- _OBJECTIVE_
From the very first line of the data to the line containing "const lineY2 = [22.7, 22.7, 68.0, 32.0];", retype everything exactly, leaving the pictures behind.
....
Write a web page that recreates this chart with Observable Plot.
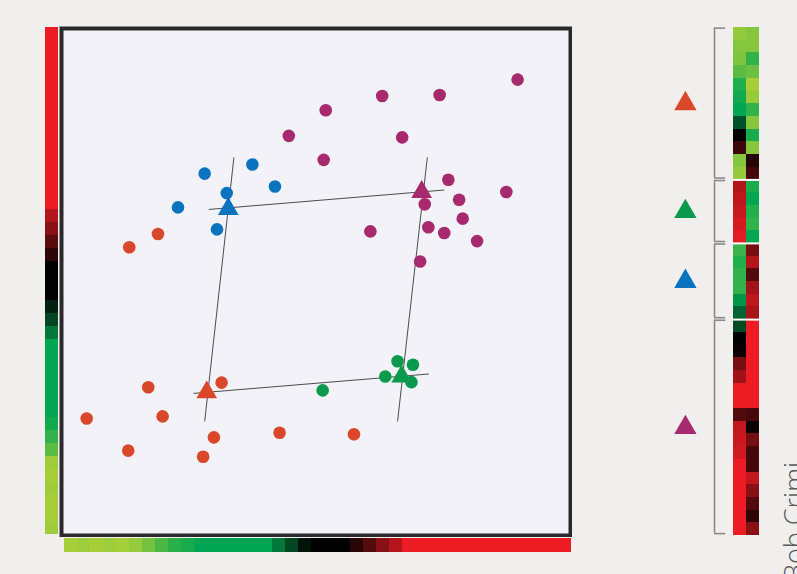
<!DOCTYPE html>
<html><head><meta charset="utf-8">
<script src="https://cdn.jsdelivr.net/npm/d3@7"></script>
<script src="https://cdn.jsdelivr.net/npm/@observablehq/plot@0.6"></script>
<style>
html,body{margin:0;padding:0;background:#f0efed;overflow:hidden;}
#root{position:relative;width:797px;height:574px;overflow:hidden;background:#f0efed;}
#root .panel{position:absolute;}
#root svg{display:block;background:none;}
#credit{position:absolute;left:780px;top:581px;transform:rotate(-90deg);transform-origin:left top;white-space:nowrap;
  font-family:"Open Sans",sans-serif;font-weight:300;font-size:27px;line-height:28px;color:#58595b;}
</style></head>
<body><div id="root"></div>
<script>
// ---------- data ----------
const groups = ["Group 1", "Group 2", "Group 3", "Group 4"];
const groupColors = ["#d9482b", "#0b9a4d", "#0a73c0", "#a62a6d"];
const groupSizes = [12, 5, 6, 17];

// scatter samples (PC1, PC2)
const g1PC1 = [19.2, 13.6, 17.3, 31.6, 5.3, 20.1, 13.4, 30.1, 28.0, 42.9, 57.4];
const g1PC2 = [59.4, 56.8, 29.4, 30.3, 23.3, 23.7, 17.0, 19.6, 15.8, 20.5, 20.2];
const g2PC1 = [51.3, 65.9, 68.9, 63.5, 68.6];
const g2PC2 = [28.8, 34.5, 33.8, 31.5, 30.4];
const g3PC1 = [28.3, 37.6, 42.0, 32.6, 23.1, 30.7];
const g3PC2 = [71.2, 73.0, 68.7, 67.4, 64.6, 60.3];
const g4PC1 = [44.7, 89.3, 62.9, 74.1, 51.9, 66.8, 51.5, 75.8, 87.1, 77.9, 71.2, 78.6, 71.9, 75.0, 81.4, 60.6, 70.3];
const g4PC2 = [78.6, 89.6, 86.4, 86.6, 83.6, 78.3, 73.9, 70.0, 67.6, 66.1, 65.2, 62.4, 60.7, 59.6, 58.0, 59.9, 54.0];

// group centroids (triangles), order = groups
const centroidPC1 = [28.7, 66.7, 32.9, 70.6];
const centroidPC2 = [28.4, 31.5, 64.3, 67.6];

// axis lines through centroids
const lineX1 = [34.0, 71.7, 29.1, 26.1];
const lineY1 = [74.4, 74.4, 64.2, 28.2];
const lineX2 = [28.3, 65.9, 75.0, 72.0];
const lineY2 = [22.7, 22.7, 68.0, 32.0];

// sorted expression bars
const leftBar = [1,1,1,1,1,1,1,1,1,1,1,1,1,1,0.75,0.58,0.38,0.2,0,0,0,-0.2,-0.42,-0.73,-1,-1,-1,-1,-1,-1,-1.1,-1.3,-1.55,-1.95,-2,-1.95,-2,-2,-1.95];
const bottomBar = [-2,-1.95,-2,-1.95,-2,-1.9,-1.7,-1.45,-1.25,-1.15,-1,-1,-1,-1,-1,-1,-0.73,-0.42,-0.12,0,0,0,0.18,0.36,0.58,0.76,1,1,1,1,1,1,1,1,1,1,1,1,1];

// heatmap (two genes x 40 samples, grouped)
const heatGeneA = [-1.9,-1.8,-1.75,-1.55,-1.2,-1.1,-1,-0.5,0,0.25,-1.8,-1.9,
  0.74,0.8,0.84,0.9,0.96,
  -1.35,-1.2,-1.3,-1.3,-0.9,-0.6,
  -0.45,0,0.05,0.5,0.68,1,1,0.35,0.82,0.85,0.88,1,1,1,1,1,1];
const heatGeneB = [-1.8,-1.8,-1.3,-1.65,-2,-1.9,-1.3,-1.8,-1.15,-1.8,0.15,0.28,
  -1.15,-1,-1.2,-1.3,-1,
  0.5,0.76,0.35,0.68,0.8,0.7,
  1,1,1,1,1,1,1,0.3,0.05,0.5,0.3,0.3,0.82,0.58,0.35,0.2,0.58];

// ---------- build ----------
const heatScale = {type: "linear", domain: [-2, -1, 0, 1], range: ["#a6ce39", "#00a651", "#000000", "#ed1c24"], interpolate: "rgb"};

const pcs = [[g1PC1, g1PC2], [g2PC1, g2PC2], [g3PC1, g3PC2], [g4PC1, g4PC2]];
const points = pcs.flatMap(([xs, ys], gi) => xs.map((x, i) => ({x, y: ys[i], group: groups[gi]})));
const centroids = groups.map((g, i) => ({group: g, x: centroidPC1[i], y: centroidPC2[i]}));
const axisLines = lineX1.map((x1, i) => ({x1, y1: lineY1[i], x2: lineX2[i], y2: lineY2[i]}));

const root = document.getElementById("root");
function place(svg, left, top) {
  const d = document.createElement("div");
  d.className = "panel";
  d.style.left = left + "px";
  d.style.top = top + "px";
  d.appendChild(svg);
  root.appendChild(d);
}

// scatter
const scatter = Plot.plot({
  width: 513, height: 511, margin: 0,
  x: {domain: [0, 100], axis: null},
  y: {domain: [0, 100], axis: null},
  color: {type: "ordinal", domain: groups, range: groupColors},
  style: {background: "none"},
  marks: [
    Plot.frame({fill: "#f2f2f8", stroke: null, inset: 2}),
    Plot.link(axisLines, {x1: "x1", y1: "y1", x2: "x2", y2: "y2", stroke: "#3a3a3a", strokeWidth: 0.9}),
    Plot.dot(points, {x: "x", y: "y", fill: "group", r: 6.3}),
    Plot.dot(centroids, {x: "x", y: "y", fill: "group", symbol: "triangle", r: 7.7}),
    Plot.frame({stroke: "#2b292c", strokeWidth: 4, inset: 2})
  ]
});
place(scatter, 59, 26);

// left bar
const leftPlot = Plot.plot({
  width: 13, height: 508, margin: 0,
  y: {type: "band", domain: d3.range(leftBar.length), padding: 0, axis: null},
  color: heatScale,
  style: {background: "none"},
  marks: [Plot.cell(leftBar, {y: (d, i) => i, fill: d => d, inset: 0, shapeRendering: "crispEdges"})]
});
place(leftPlot, 45, 26);

// bottom bar
const bottomPlot = Plot.plot({
  width: 510, height: 14, margin: 0,
  x: {type: "band", domain: d3.range(bottomBar.length), padding: 0, axis: null},
  color: heatScale,
  style: {background: "none"},
  marks: [Plot.cell(bottomBar, {x: (d, i) => i, fill: d => d, inset: 0, shapeRendering: "crispEdges"})]
});
place(bottomPlot, 62, 538);

// right heatmap + brackets + legend
const heatRows = heatGeneA.flatMap((a, i) => [{row: i, gene: 0, value: a}, {row: i, gene: 1, value: heatGeneB[i]}]);
let acc = 0;
const groupRanges = groupSizes.map((n, i) => { const r = {group: groups[i], start: acc, end: acc + n}; acc += n; return r; });
const boundaries = groupRanges.slice(1).map(d => d.start);
const bracketX = -1.46, tickX = -0.6, legendX = -3.7;

const rightPlot = Plot.plot({
  width: 137, height: 574,
  marginLeft: 73, marginRight: 38, marginTop: 27, marginBottom: 39,
  x: {domain: [0, 2], axis: null},
  y: {domain: [0, 40], reverse: true, axis: null},
  color: heatScale,
  style: {background: "none", overflow: "visible"},
  marks: [
    Plot.rect(heatRows, {x1: "gene", x2: d => d.gene + 1, y1: "row", y2: d => d.row + 1, fill: "value", shapeRendering: "crispEdges"}),
    Plot.ruleY(boundaries, {y: d => d, x1: 0, x2: 2, stroke: "white", strokeWidth: 2}),
    Plot.ruleX(groupRanges, {x: () => bracketX, y1: d => d.start + 0.05, y2: d => d.end - 0.15, stroke: "#8a8a8a", strokeWidth: 1.6}),
    Plot.ruleY(groupRanges, {y: d => d.start + 0.05, x1: () => bracketX, x2: () => tickX, stroke: "#8a8a8a", strokeWidth: 1.6}),
    Plot.ruleY(groupRanges, {y: d => d.end - 0.15, x1: () => bracketX, x2: () => tickX, stroke: "#8a8a8a", strokeWidth: 1.6}),
    ...groupRanges.map((g, i) => Plot.dot([g], {x: () => legendX, y: d => (d.start + d.end) / 2, symbol: "triangle", r: 8.3, fill: groupColors[i]}))
  ]
});
place(rightPlot, 660, 0);

const credit = document.createElement("div");
credit.id = "credit";
credit.textContent = "Bob Crimi";
root.appendChild(credit);
</script>
</body></html>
....
- _COMPLETED EXERCISE_
Write a web page that recreates this chart with Observable Plot.
<!DOCTYPE html>
<html><head><meta charset="utf-8">
<script src="https://cdn.jsdelivr.net/npm/d3@7"></script>
<script src="https://cdn.jsdelivr.net/npm/@observablehq/plot@0.6"></script>
<style>
html,body{margin:0;padding:0;background:#f0efed;overflow:hidden;}
#root{position:relative;width:797px;height:574px;overflow:hidden;background:#f0efed;}
#root .panel{position:absolute;}
#root svg{display:block;background:none;}
#credit{position:absolute;left:780px;top:581px;transform:rotate(-90deg);transform-origin:left top;white-space:nowrap;
  font-family:"Open Sans",sans-serif;font-weight:300;font-size:27px;line-height:28px;color:#58595b;}
</style></head>
<body><div id="root"></div>
<script>
// ---------- data ----------
const groups = ["Group 1", "Group 2", "Group 3", "Group 4"];
const groupColors = ["#d9482b", "#0b9a4d", "#0a73c0", "#a62a6d"];
const groupSizes = [12, 5, 6, 17];

// scatter samples (PC1, PC2)
const g1PC1 = [19.2, 13.6, 17.3, 31.6, 5.3, 20.1, 13.4, 30.1, 28.0, 42.9, 57.4];
const g1PC2 = [59.4, 56.8, 29.4, 30.3, 23.3, 23.7, 17.0, 19.6, 15.8, 20.5, 20.2];
const g2PC1 = [51.3, 65.9, 68.9, 63.5, 68.6];
const g2PC2 = [28.8, 34.5, 33.8, 31.5, 30.4];
const g3PC1 = [28.3, 37.6, 42.0, 32.6, 23.1, 30.7];
const g3PC2 = [71.2, 73.0, 68.7, 67.4, 64.6, 60.3];
const g4PC1 = [44.7, 89.3, 62.9, 74.1, 51.9, 66.8, 51.5, 75.8, 87.1, 77.9, 71.2, 78.6, 71.9, 75.0, 81.4, 60.6, 70.3];
const g4PC2 = [78.6, 89.6, 86.4, 86.6, 83.6, 78.3, 73.9, 70.0, 67.6, 66.1, 65.2, 62.4, 60.7, 59.6, 58.0, 59.9, 54.0];

// group centroids (triangles), order = groups
const centroidPC1 = [28.7, 66.7, 32.9, 70.6];
const centroidPC2 = [28.4, 31.5, 64.3, 67.6];

// axis lines through centroids
const lineX1 = [34.0, 71.7, 29.1, 26.1];
const lineY1 = [74.4, 74.4, 64.2, 28.2];
const lineX2 = [28.3, 65.9, 75.0, 72.0];
const lineY2 = [22.7, 22.7, 68.0, 32.0];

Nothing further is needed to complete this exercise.